LeBron is a player that truly embraced The Secret. In years
past he would have been celebrated. Not for the way he switched teams, or the
way he faded in the Finals last year, but for his overall body of work.
The problem with the Information Age is that everyone gets a
take and there is no filter. I mean, you are reading this on a blog that was
free for me to set up and is free to publish. I do not have an editor. There
are thousands of people like me, and everyone wants to be unique. These
“unique” takes pile up, and they can become crushing. It is easy to lose sight
of the forest through the trees, and that sucks.
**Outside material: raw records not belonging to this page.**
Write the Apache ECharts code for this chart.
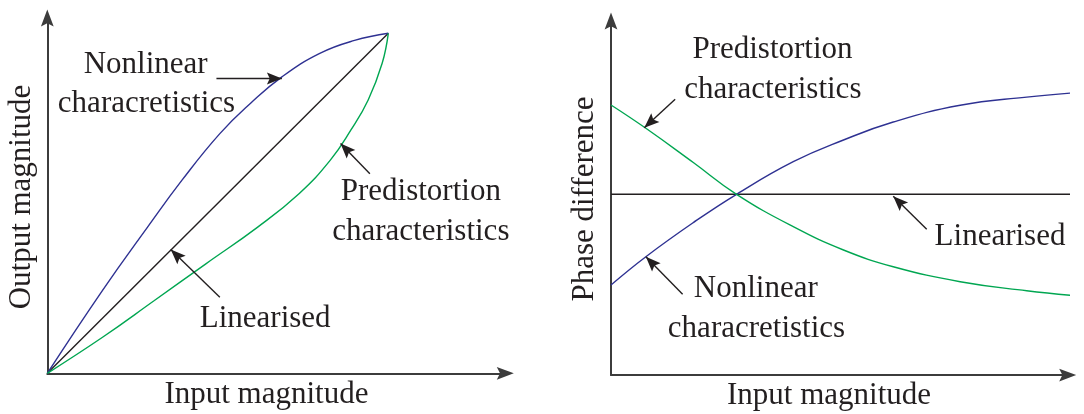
<!DOCTYPE html>
<html>
<head>
<meta charset="utf-8">
<script src="https://cdn.jsdelivr.net/npm/echarts@6/dist/echarts.min.js"></script>
<style>
  html, body { margin: 0; padding: 0; background: #ffffff; }
  #chart { width: 1084px; height: 414px; }
</style>
</head>
<body>
<div id="chart"></div>
<script>
// ---- Magnitude panel (input magnitude normalised to 1 at saturation) ----
const ampInput      = [0, 0.162, 0.294, 0.395, 0.506, 0.597, 0.688, 0.799, 0.901, 1];
const ampNonlinear  = [0, 0.244, 0.430, 0.568, 0.705, 0.795, 0.872, 0.941, 0.979, 1];
const ampPreInput   = [0, 0.162, 0.314, 0.465, 0.617, 0.739, 0.830, 0.890, 0.941, 0.982, 1];
const ampPredist    = [0, 0.106, 0.214, 0.322, 0.430, 0.529, 0.627, 0.715, 0.804, 0.912, 1];
const ampLinearIn   = [0, 1];
const ampLinearOut  = [0, 1];

// ---- Phase panel (phase relative to the linearised level) ----
const phInput       = [0, 0.075, 0.177, 0.270, 0.392, 0.500, 0.607, 0.751, 0.894, 0.998];
const phNonlinear   = [-0.907, -0.624, -0.283, 0, 0.326, 0.543, 0.723, 0.890, 0.972, 1.016];
const phPredist     = [0.893, 0.660, 0.318, 0, -0.324, -0.557, -0.724, -0.874, -0.964, -1.014];
const phLinearIn    = [0, 1.017];
const phLinearOut   = [0, 0];

// annotation arrows: [fromX, fromY, toX, toY] in each panel's data units
const ampArrows = {
  nonlinear: [0.496, 0.867, 0.688, 0.867],
  predist:   [0.946, 0.587, 0.860, 0.676],
  linear:    [0.506, 0.224, 0.362, 0.364]
};
const phArrows = {
  predist:   [0.138, 0.950, 0.0716, 0.666],
  linear:    [0.679, -0.350, 0.607, -0.020],
  nonlinear: [0.154, -1.000, 0.075, -0.624]
};

const BLUE = '#2e3192';
const GREEN = '#00a651';
const INK = '#231f20';
const AXIS = '#3c3c3c';
const ARROW = 'path://M0,0L6,16L0,13L-6,16Z';
const FS = 31;
const FONT = FS + 'px "Liberation Serif", "DejaVu Serif", serif';

const zip = (xs, ys) => xs.map((x, i) => [x, ys[i]]);

function arrowLines(arrows) {
  return Object.keys(arrows).map(k => {
    const a = arrows[k];
    return [
      { coord: [a[0], a[1]], symbol: 'none' },
      { coord: [a[2], a[3]], symbol: ARROW, symbolSize: [12, 15], symbolOffset: [0, '50%'] }
    ];
  });
}

function axisPair(gridIndex, xMax, yMin, yMax) {
  const common = {
    type: 'value',
    gridIndex: gridIndex,
    axisLine: {
      show: true, onZero: false,
      symbol: ['none', ARROW], symbolSize: [13, 17],
      lineStyle: { color: AXIS, width: 2 }
    },
    axisTick: { show: false },
    axisLabel: { show: false },
    splitLine: { show: false }
  };
  return {
    x: Object.assign({}, common, { min: 0, max: xMax }),
    y: Object.assign({}, common, { min: yMin, max: yMax })
  };
}

const ampAxes = axisPair(0, 1.3431, 0, 1.045);
const phAxes = axisPair(1, 0.9822, -1.807, 1.733);

function curve(name, gi, data, color, extra) {
  return Object.assign({
    name: name, type: 'line', xAxisIndex: gi, yAxisIndex: gi,
    data: data, showSymbol: false, smooth: 0.45, clip: false,
    lineStyle: { color: color, width: 1.4 }, silent: true, z: 3
  }, extra || {});
}

function markArrows(arrows) {
  return {
    markLine: {
      silent: true, animation: false,
      symbol: ['none', ARROW],
      label: { show: false },
      lineStyle: { color: INK, width: 1.4, type: 'solid' },
      emphasis: { disabled: true },
      data: arrowLines(arrows)
    }
  };
}

function label(text, cx, baseline, rotate) {
  const off = FS * 0.31;
  const el = {
    type: 'text',
    style: {
      text: text, font: FONT, fill: INK,
      textAlign: 'center', textVerticalAlign: 'middle', verticalAlign: 'middle'
    },
    z: 10
  };
  if (rotate) {
    el.x = cx; el.y = baseline; el.rotation = Math.PI / 2;
  } else {
    el.x = cx; el.y = baseline - off;
  }
  return el;
}

const chart = echarts.init(document.getElementById('chart'), null, { renderer: 'canvas' });
chart.setOption({
  animation: false,
  backgroundColor: '#ffffff',
  grid: [
    { left: 47.3, top: 18, width: 458, height: 355.3 },
    { left: 611, top: 21, width: 456.7, height: 354 }
  ],
  xAxis: [ampAxes.x, phAxes.x],
  yAxis: [ampAxes.y, phAxes.y],
  series: [
    curve('Linearised', 0, zip(ampLinearIn, ampLinearOut), INK, Object.assign({ smooth: false }, markArrows(ampArrows))),
    curve('Nonlinear', 0, zip(ampInput, ampNonlinear), BLUE),
    curve('Predistortion', 0, zip(ampPreInput, ampPredist), GREEN),
    curve('Linearised phase', 1, zip(phLinearIn, phLinearOut), INK, Object.assign({ smooth: false }, markArrows(phArrows))),
    curve('Nonlinear phase', 1, zip(phInput, phNonlinear), BLUE),
    curve('Predistortion phase', 1, zip(phInput, phPredist), GREEN)
  ],
  graphic: [
    label('Nonlinear', 145.7, 74),
    label('characretistics', 146.5, 113.4),
    label('Predistortion', 420.8, 201.3),
    label('characteristics', 420.8, 241),
    label('Linearised', 265.2, 328.9),
    label('Input magnitude', 266.4, 404),
    label('Output magnitude', 21.5, 197, true),
    label('Predistortion', 772.5, 59.3),
    label('characteristics', 772.8, 99.3),
    label('Linearised', 1000, 246),
    label('Nonlinear', 755.8, 298.3),
    label('characretistics', 756.5, 338.3),
    label('Input magnitude', 829, 405),
    label('Phase difference', 585, 199, true)
  ]
});
</script>
</body>
</html>
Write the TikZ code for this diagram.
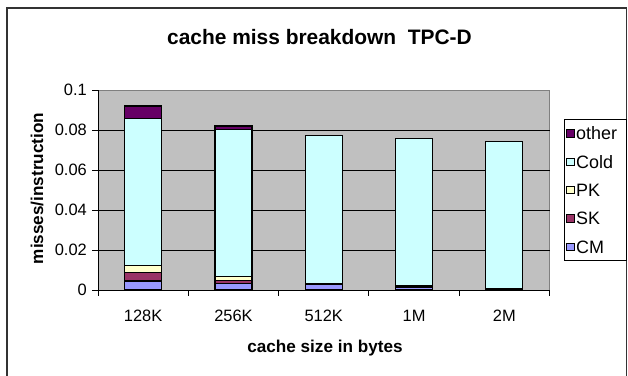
\documentclass[tikz,border=0pt]{standalone}
\usepackage{fontspec}
\setmainfont{Liberation Sans}
\definecolor{plotgray}{HTML}{C0C0C0}
\definecolor{plotedge}{HTML}{808080}
\definecolor{framecol}{HTML}{333333}
\definecolor{othercol}{HTML}{660066}
\definecolor{coldcol}{HTML}{CCFFFF}
\definecolor{pkcol}{HTML}{FFFFCC}
\definecolor{skcol}{HTML}{993366}
\definecolor{cmcol}{HTML}{9999FF}
\tikzset{
  barseg/.style={draw=black, line width=1.1bp},
  grid line/.style={draw=black, line width=0.9bp},
  axis line/.style={draw=black, line width=0.9bp},
  ticklab/.style={font=\fontsize{16.5}{16.5}\selectfont, inner sep=0pt},
  axtitle/.style={font=\fontsize{17.2}{17.2}\selectfont\bfseries, inner sep=0pt},
  legtext/.style={font=\fontsize{18}{18}\selectfont, anchor=west, inner sep=0pt},
  legmark/.style={draw=black, line width=0.8bp, minimum size=7.5bp, inner sep=0pt},
}
\begin{document}
\begin{tikzpicture}[x=1bp, y=-1bp]
\useasboundingbox (0,0) rectangle (628,375);
% outer chart frame
\draw[framecol, line width=1.4bp] (7,380) -- (7,8) -- (626.5,8) -- (626.5,380);
% title
\node[font=\fontsize{21}{21}\selectfont\bfseries, inner sep=0pt] (title) at (319.5,37) {cache miss breakdown\ \ TPC-D};
% plot area
\fill[plotgray] (98,90) rectangle (549.5,290);
\draw[plotedge, line width=1bp] (98,90) -- (549.5,90) -- (549.5,290);
\foreach \v in {0.02,0.04,0.06,0.08}
  \draw[grid line] (98,{290-2000*\v}) -- (549.5,{290-2000*\v});
% stacked bars: CM, SK, PK, Cold, other (cumulative tops)
\foreach \i/\a/\b/\c/\d/\e/\lab in {
    0/.0045/.0088/.0122/.0858/.0920/128K,
    1/.0033/.0049/.0068/.0803/.0820/256K,
    2/.0027/.0030/.0034/.0772/.0773/512K,
    3/.0012/.0019/.0023/.0758/.0759/1M,
    4/.0002/.0004/.0006/.0743/.0744/2M} {
  \pgfmathsetmacro\xc{98+45.15+\i*90.3}
  \draw[barseg, fill=cmcol]    (\xc-18.5,290) rectangle (\xc+18.5,{290-2000*\a});
  \draw[barseg, fill=skcol]    (\xc-18.5,{290-2000*\a}) rectangle (\xc+18.5,{290-2000*\b});
  \draw[barseg, fill=pkcol]    (\xc-18.5,{290-2000*\b}) rectangle (\xc+18.5,{290-2000*\c});
  \draw[barseg, fill=coldcol]  (\xc-18.5,{290-2000*\c}) rectangle (\xc+18.5,{290-2000*\d});
  \draw[barseg, fill=othercol] (\xc-18.5,{290-2000*\d}) rectangle (\xc+18.5,{290-2000*\e});
  \node[ticklab] (xl\i) at (\xc,316) {\lab};
}
% axes and ticks
\draw[axis line] (98,90) -- (98,290) -- (549.5,290);
\foreach \v/\t [count=\k] in {0/0,0.02/0.02,0.04/0.04,0.06/0.06,0.08/0.08,0.1/0.1} {
  \draw[axis line] (92,{290-2000*\v}) -- (98,{290-2000*\v});
  \node[ticklab, anchor=east] (yl\k) at (87,{290-2000*\v}) {\t};
}
\foreach \i in {0,...,5}
  \draw[axis line] ({98+\i*90.3},290) -- ({98+\i*90.3},296);
% axis titles
\node[axtitle, rotate=90] (ytitle) at (37,188.5) {misses/instruction};
\node[axtitle] (xtitle) at (325,348) {cache size in bytes};
% legend
\node[draw=black, line width=0.9bp, fill=white, minimum width=61.5bp, minimum height=141.5bp, inner sep=0pt] (legend) at (595.3,190) {};
\foreach \col/\name [count=\k] in {othercol/other, coldcol/Cold, pkcol/PK, skcol/SK, cmcol/CM} {
  \node[legmark, fill=\col] (m\k) at (570.3,{133.3+(\k-1)*28.4}) {};
  \node[legtext] (t\k) at (576,{133.3+(\k-1)*28.4}) {\name};
}
\end{tikzpicture}
\end{document}
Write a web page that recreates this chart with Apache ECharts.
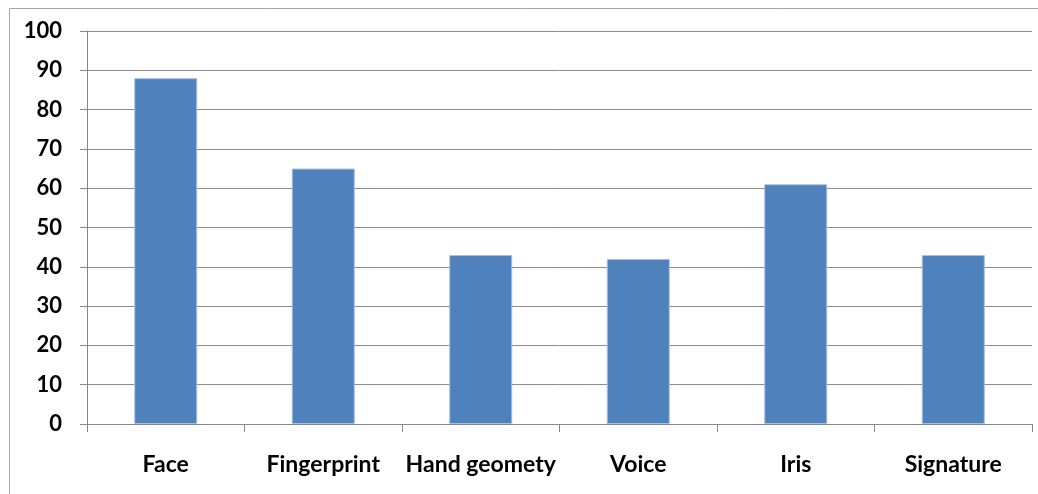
<!DOCTYPE html>
<html>
<head>
<meta charset="utf-8">
<script src="https://cdn.jsdelivr.net/npm/echarts@6/dist/echarts.min.js"></script>
<style>
html,body{margin:0;padding:0;background:#fff;}
#chart{width:1038px;height:494px;}
</style>
</head>
<body>
<div id="chart"></div>
<script>
var categories = ['Face', 'Fingerprint', 'Hand geomety', 'Voice', 'Iris', 'Signature'];
var values = [88, 65, 43, 42, 61, 43];
var yTicks = { min: 0, max: 100, interval: 10 };

var chart = echarts.init(document.getElementById('chart'), null, { renderer: 'canvas' });
var font = 'Lato, "Open Sans", sans-serif';
chart.setOption({
  animation: false,
  backgroundColor: '#ffffff',
  grid: { left: 87, right: 6, top: 31, bottom: 70, containLabel: false },
  graphic: [
    { type: 'polyline', silent: true, shape: { points: [[9.5, 494], [9.5, 8.5], [1038, 8.5]] },
      style: { stroke: '#a6a6a6', lineWidth: 1, fill: null } }
  ],
  xAxis: {
    type: 'category',
    data: categories,
    boundaryGap: true,
    axisLine: { show: true, lineStyle: { color: '#868686', width: 1 } },
    axisTick: { show: true, length: 8, lineStyle: { color: '#868686' }, alignWithLabel: false },
    axisLabel: { color: '#000', fontFamily: font, fontWeight: 'bold', fontSize: 23, margin: 29, interval: 0 }
  },
  yAxis: {
    type: 'value',
    min: yTicks.min, max: yTicks.max, interval: yTicks.interval,
    axisLine: { show: true, lineStyle: { color: '#868686', width: 1 } },
    axisTick: { show: true, length: 7, lineStyle: { color: '#868686' } },
    splitLine: { show: true, lineStyle: { color: '#8c8c8c', width: 1 } },
    axisLabel: { color: '#000', fontFamily: font, fontWeight: 'bold', fontSize: 22, margin: 25 }
  },
  series: [{
    type: 'bar',
    data: values,
    barWidth: 63,
    itemStyle: { color: '#4F81BD', borderColor: '#a7bfe0', borderWidth: 1 }
  }]
});
</script>
</body>
</html>
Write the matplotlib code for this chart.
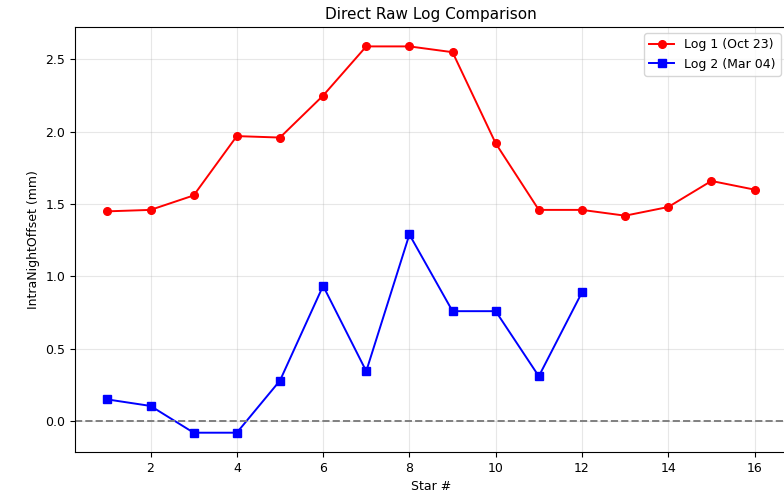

Last night, LeBron shut everybody up, finally. His team won,
and they won because he saved his best for last. It was about basketball last
night, and hopefully that will be the new narrative.
LeBron facilitated a true team effort.
He scored when needed, but also created scoring
opportunities for his teammates, like Mike Miller’s corpse.
He rebounded.
He was the centerpiece of the best team defensive effort
seen in years, the ultimate queen on the chess board, the guy who was able to
defend five positions.
He stayed calm and made sure his teammates did too.
He was vindicated, far more so than any of his fans. And
that is saying something, as I literally cannot stop smiling as I write this.
LeBron showed us that we all should maybe shut up and let
things play out every now and then. Maybe it is important to stop looking for
an angle and just watch the game sometimes.
He made me feel as happy as I did on that driveway in Knoxville , because it
looked like that was exactly what he was doing. Playing basketball the way it
is supposed to be played, in its purest form. He took The Secret, embraced it,
and then made it in to a true art form.
He picked his team up and carried them to a title, not by
taking every shot, but by playing the game the way it oughta be played.
Basketball is a beautiful sport, perhaps the finest team
sport. And LeBron is the best at playing it.